Start of the shift we see continued slight dollar weakness across major pairs (excluding the CHF). Currently I expect minimal weakness to continue into todays US equities trading day. Daily charts on the GBP and EUR starting to look topsy in the coming days, this may indicate the start of the dollar strength we've been expecting. Already the CHF is taking the lead from friday's close with continued dollar strength opposite to all the majors. Currently, the latest hour (4:00am EST) we are seeing some firming of the dollar, our hope is that this leads to range bound trading; currently all pairs are in range bound range via the ADX expect the JPY.

Risks to the GBP: current political uncertainty

Risks to the EUR uncertainty on the banking sector

Risk to the dollar: sentiment revolving around floating the yuan

The US may not be the only ones who will be contemplating more stimulus with recent uncertainty in Europe and the Japanese government considering stimulus through taxes (vs. through JGB).

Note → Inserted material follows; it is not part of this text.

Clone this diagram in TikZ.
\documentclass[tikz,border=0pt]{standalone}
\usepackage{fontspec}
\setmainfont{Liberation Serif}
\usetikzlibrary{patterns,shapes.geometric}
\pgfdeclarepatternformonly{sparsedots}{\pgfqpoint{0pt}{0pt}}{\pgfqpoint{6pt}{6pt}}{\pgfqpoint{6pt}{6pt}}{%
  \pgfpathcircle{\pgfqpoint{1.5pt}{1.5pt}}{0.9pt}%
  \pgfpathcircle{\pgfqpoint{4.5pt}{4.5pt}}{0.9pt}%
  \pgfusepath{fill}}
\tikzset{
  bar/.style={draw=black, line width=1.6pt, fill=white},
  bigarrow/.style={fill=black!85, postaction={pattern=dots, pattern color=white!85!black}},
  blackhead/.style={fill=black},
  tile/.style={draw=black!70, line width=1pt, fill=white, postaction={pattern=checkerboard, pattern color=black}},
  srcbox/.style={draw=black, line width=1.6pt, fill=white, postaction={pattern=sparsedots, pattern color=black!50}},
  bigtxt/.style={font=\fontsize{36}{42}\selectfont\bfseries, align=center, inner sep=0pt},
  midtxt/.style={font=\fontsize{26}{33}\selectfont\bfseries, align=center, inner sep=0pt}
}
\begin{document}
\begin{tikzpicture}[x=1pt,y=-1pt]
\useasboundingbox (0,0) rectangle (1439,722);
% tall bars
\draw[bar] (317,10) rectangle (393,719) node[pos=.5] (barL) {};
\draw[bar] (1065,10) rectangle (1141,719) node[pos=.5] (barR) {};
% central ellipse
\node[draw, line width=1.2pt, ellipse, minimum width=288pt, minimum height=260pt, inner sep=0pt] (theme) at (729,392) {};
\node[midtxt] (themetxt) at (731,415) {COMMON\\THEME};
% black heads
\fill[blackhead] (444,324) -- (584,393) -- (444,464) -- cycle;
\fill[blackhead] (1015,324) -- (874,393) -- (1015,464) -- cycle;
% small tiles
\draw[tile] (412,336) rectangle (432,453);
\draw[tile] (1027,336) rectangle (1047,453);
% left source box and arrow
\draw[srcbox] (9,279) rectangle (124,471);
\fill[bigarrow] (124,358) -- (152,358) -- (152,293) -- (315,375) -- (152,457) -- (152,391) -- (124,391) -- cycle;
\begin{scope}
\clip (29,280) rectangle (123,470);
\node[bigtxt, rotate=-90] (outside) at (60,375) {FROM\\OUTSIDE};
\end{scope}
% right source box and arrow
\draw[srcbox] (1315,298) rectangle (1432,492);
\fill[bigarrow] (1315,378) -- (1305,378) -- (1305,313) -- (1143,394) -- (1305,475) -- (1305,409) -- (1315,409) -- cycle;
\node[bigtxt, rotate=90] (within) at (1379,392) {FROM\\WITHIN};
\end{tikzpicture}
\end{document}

Asia closed higher up for the Asia Pacific region (ASP). The Asia momentum carried through to European trading and European equities are trading up currently. My thoughts are that US equities have plenty upside to go. Resistance is below 1200 and strong closes above may fuel the SPX to 1300. If that is the case dollar weakness will remain as long as US equities continue to rally. However, I think prices will top out below 1200 and we will get a dollar correction to the upside (currency are currently leading this trend). Amazingly the S&P managed 9% in Sept despite that historically Sept is a poor month for trading.


Unilever and Alberto Culver, Potash and Sinochem, Wall Mart and Massmart, Santander and M&T Bank Corps, China's Bright Foods and United Biscuits.

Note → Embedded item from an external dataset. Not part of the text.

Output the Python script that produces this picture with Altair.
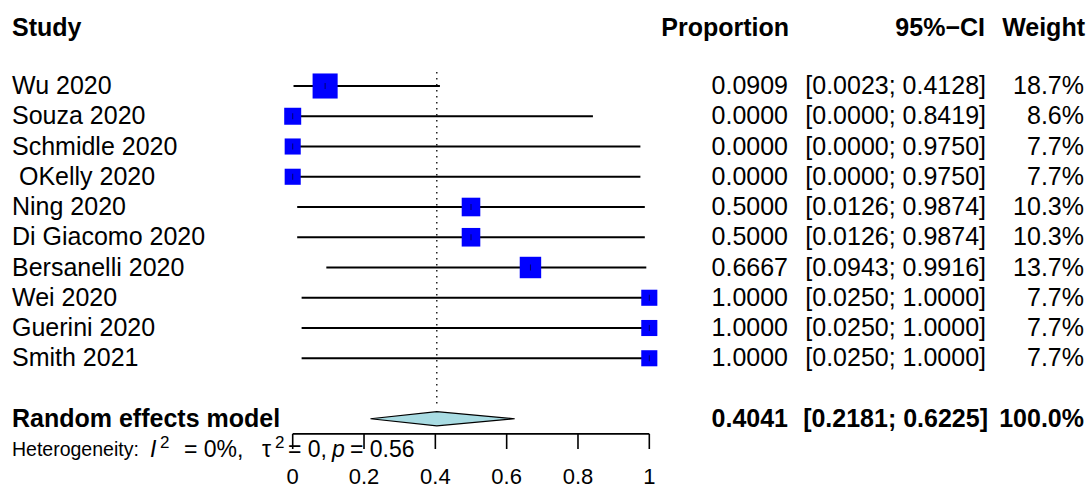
import altair as alt
import pandas as pd

# Study-level results (proportion, 95% CI, random-effects weight in %)
studies = ["Wu 2020", "Souza 2020", "Schmidle 2020", "\u200b\u00a0OKelly 2020", "Ning 2020",
           "Di Giacomo 2020", "Bersanelli 2020", "Wei 2020", "Guerini 2020", "Smith 2021"]
proportion = [0.0909, 0.0000, 0.0000, 0.0000, 0.5000, 0.5000, 0.6667, 1.0000, 1.0000, 1.0000]
ci_lower = [0.0023, 0.0000, 0.0000, 0.0000, 0.0126, 0.0126, 0.0943, 0.0250, 0.0250, 0.0250]
ci_upper = [0.4128, 0.8419, 0.9750, 0.9750, 0.9874, 0.9874, 0.9916, 1.0000, 1.0000, 1.0000]
weight = [18.7, 8.6, 7.7, 7.7, 10.3, 10.3, 13.7, 7.7, 7.7, 7.7]

# Pooled random-effects estimate and heterogeneity statistics
pooled_est, pooled_lo, pooled_hi, pooled_w = 0.4041, 0.2181, 0.6225, 100.0
i2_pct, tau2, p_het = 0, 0, 0.56

# Axis ticks
tick_values = [0, 0.2, 0.4, 0.6, 0.8, 1]
tick_labels = ["0", "0.2", "0.4", "0.6", "0.8", "1"]

W, H = 1089, 488
FONT = "Liberation Sans, Arial, Helvetica, sans-serif"
FS = 25

# Row layout: each study on its own line, pooled estimate two lines below the last study
ROW_POOLED = len(studies) + 1
x_scale = alt.Scale(domain=[-0.8208, 2.2330], nice=False, zero=False)
y_scale = alt.Scale(domain=[-2.843, 13.289], nice=False, zero=False, reverse=True)

df = pd.DataFrame({
    "study": studies,
    "prop": proportion,
    "lo": ci_lower,
    "hi": ci_upper,
    "w": weight,
})
df["row"] = range(len(df))
df["area"] = df["w"] * 33.6
df["prop_txt"] = df["prop"].map(lambda v: f"{v:.4f}")
df["ci_txt"] = df.apply(lambda r: f"[{r.lo:.4f}; {r.hi:.4f}]", axis=1)
df["w_txt"] = df["w"].map(lambda v: f"{v:.1f}%")

X = lambda f: alt.X(f, type="quantitative", scale=x_scale, axis=None)
Y = lambda f: alt.Y(f, type="quantitative", scale=y_scale, axis=None)

base = alt.Chart(df)

# Reference line at the pooled estimate
ref = alt.Chart(pd.DataFrame({"x": [pooled_est], "y": [-0.46], "y2": [ROW_POOLED - 0.36]})).mark_rule(
    color="black", strokeWidth=1.3, strokeDash=[1.5, 4.5]
).encode(x=X("x"), y=Y("y"), y2="y2")

ci_lines = base.mark_rule(color="black", strokeWidth=1.8).encode(x=X("lo"), x2="hi", y=Y("row"))

squares = base.mark_square(color="#0000FF", opacity=1).encode(
    x=X("prop"), y=Y("row"), size=alt.Size("area:Q", scale=None, legend=None)
)

centers = base.mark_tick(orient="vertical", color="#000033", size=6, thickness=1).encode(
    x=X("prop"), y=Y("row")
)

# Pooled-estimate diamond
half = 0.233
diamond_df = pd.DataFrame({
    "x": [pooled_lo, pooled_est, pooled_hi],
    "y": [ROW_POOLED, ROW_POOLED - half, ROW_POOLED],
    "y2": [ROW_POOLED, ROW_POOLED + half, ROW_POOLED],
})
diamond = alt.Chart(diamond_df).mark_area(
    color="#A9DCE3", stroke="black", strokeWidth=1.2, opacity=1, orient="vertical"
).encode(x=X("x"), y=Y("y"), y2="y2")

# Hand-built x axis beneath the pooled row
AX_Y = ROW_POOLED + 0.5
axis_line = alt.Chart(pd.DataFrame({"x": [0], "x2": [1], "y": [AX_Y]})).mark_rule(
    color="black", strokeWidth=1.6
).encode(x=X("x"), x2="x2", y=Y("y"))

tick_df = pd.DataFrame({"x": tick_values, "label": tick_labels, "y": AX_Y, "y2": AX_Y + 0.5,
                        "ly": AX_Y + 1.41})
ticks = alt.Chart(tick_df).mark_rule(color="black", strokeWidth=1.6).encode(
    x=X("x"), y=Y("y"), y2="y2"
)
tick_text = alt.Chart(tick_df).mark_text(font=FONT, fontSize=22, color="black", baseline="middle").encode(
    x=X("x"), y=Y("ly"), text="label"
)

# Text columns
def col_text(field, xpx, align, bold=False, data=None):
    src = base if data is None else alt.Chart(data)
    return src.mark_text(
        font=FONT, fontSize=FS, color="black", align=align, baseline="middle",
        fontWeight="bold" if bold else "normal"
    ).encode(x=alt.value(xpx), y=Y("row"), text=field)

study_txt = col_text("study", 12, "left")
prop_txt = col_text("prop_txt", 788, "right")
ci_txt = col_text("ci_txt", 986, "right")
w_txt = col_text("w_txt", 1084, "right")

head_df = pd.DataFrame({"row": [-1.92], "a": ["Study"], "b": ["Proportion"], "c": ["95%\u2212CI"], "d": ["Weight"]})
head = [
    col_text("a", 12, "left", True, head_df),
    col_text("b", 789, "right", True, head_df),
    col_text("c", 985, "right", True, head_df),
    col_text("d", 1085, "right", True, head_df),
]

pooled_df = pd.DataFrame({
    "row": [ROW_POOLED],
    "a": ["Random effects model"],
    "b": [f"{pooled_est:.4f}"],
    "c": [f"[{pooled_lo:.4f}; {pooled_hi:.4f}]"],
    "d": [f"{pooled_w:.1f}%"],
})
pooled = [
    col_text("a", 12, "left", True, pooled_df),
    col_text("b", 788, "right", True, pooled_df),
    col_text("c", 988, "right", True, pooled_df),
    col_text("d", 1084, "right", True, pooled_df),
]

# Heterogeneity line, built from pieces so I and p can be italic
HET_ROW = ROW_POOLED + 1.03
SUP = -0.22
het_pieces = [
    ("Heterogeneity:", 12, 0, "normal", 19.5),
    ("I", 150, 0, "italic", 23),
    ("2", 160, SUP, "normal", 17),
    ("= " + f"{i2_pct}%,", 184, 0, "normal", 23),
    ("\u03c4", 262, 0, "normal", 23),
    ("2", 275, SUP, "normal", 17),
    ("= " + f"{tau2},", 288, 0, "normal", 23),
    ("p", 332, 0, "italic", 23),
    ("= " + f"{p_het}", 350, 0, "normal", 23),
]
het_layers = []
for txt, xpx, dy, style, fs in het_pieces:
    d = pd.DataFrame({"row": [HET_ROW + dy], "t": [txt]})
    het_layers.append(
        alt.Chart(d).mark_text(font=FONT, fontSize=fs, fontStyle=style, color="black",
                               align="left", baseline="middle").encode(
            x=alt.value(xpx), y=Y("row"), text="t")
    )

chart = alt.layer(
    ref, ci_lines, diamond, axis_line, ticks, tick_text, squares, centers,
    study_txt, prop_txt, ci_txt, w_txt, *head, *pooled, *het_layers
).properties(
    width=W, height=H, padding=0, autosize=alt.AutoSizeParams(type="none"), background="white"
).configure_view(stroke=None)

chart.save("out.html", embed_options={"renderer": "svg", "actions": False})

The Netherland/UK, US, Canada, China, South Africa, Spain. It seems that the M&A, P/E, LBO recovery will be led by big multi nationals. With western corporations hurting from scaling back from the financial crises, foreign corporations are lush with cash from strong emerging market growth. Once the western countries economies show a few straight quarters of strong econ data with improved credit markets with strong consumer demand, this may help spark the M&A recovery.

Debt Markets:

Dubai reached agreements on debt restructuring. Its up coming debt offering will seek to raise $1B this week. S.M.B.R.A.M (Sheikh Mohammed Bin Rashid Al Maktoum), may say Dubai is back on track, but I would like to see how these projects get dispersed in the context of a slowly recoviering world economy. High energy prices may soften the blog but roughly 95% of Dubai's GDP is non-oil based and relies heavily on trade, tourism manufacturing and transport.

Housing prices will surely have negative effects on investor sentiment for the region. The 41,000 new houses to be added to the current housing supply will only keep prices lower.

Dubai as a financial hub imho is very feasiable with a strong world economic recovery, as long as Dubai leverages its advantage in Islamic banking and finances.

Ireland's 5 year plan: a five year plan, a historical facet of economic policy around the world. Cutting Ireland's public deficit is surely on track if one excludes the Anglo Irish Bank bailout. The deficit currently at 11% of GDP down from 14% may seem impressive for such a short period, but under EU account rules the Anglo Irish bank bailout will push the public deficit to roughly about 25% of GDP. Even though if investors follow the underlying deficit, there is still much uncertainty around the banking sector in general. Whose to say that there won't be more bailouts needed, and when will the government get paid back. All of these points to negative sentiment for the EUR.

Speaking of Pay backs AIG is preparing to return the tarp money taken from the US government. Exit stratgies and discussions are still in play

HSBC's Chairman Stephen Green steps down and the succession skips over HSBC's CEO Michael Geoghegan and goes to Douglas Flint. Geoghegan has decided to step down and the new CEO role goes to Stuart Gulliver. Challenges ahead for HSBC maintaining a Universal Banking model and continuing the Asian Platform Green and Geohegan has created.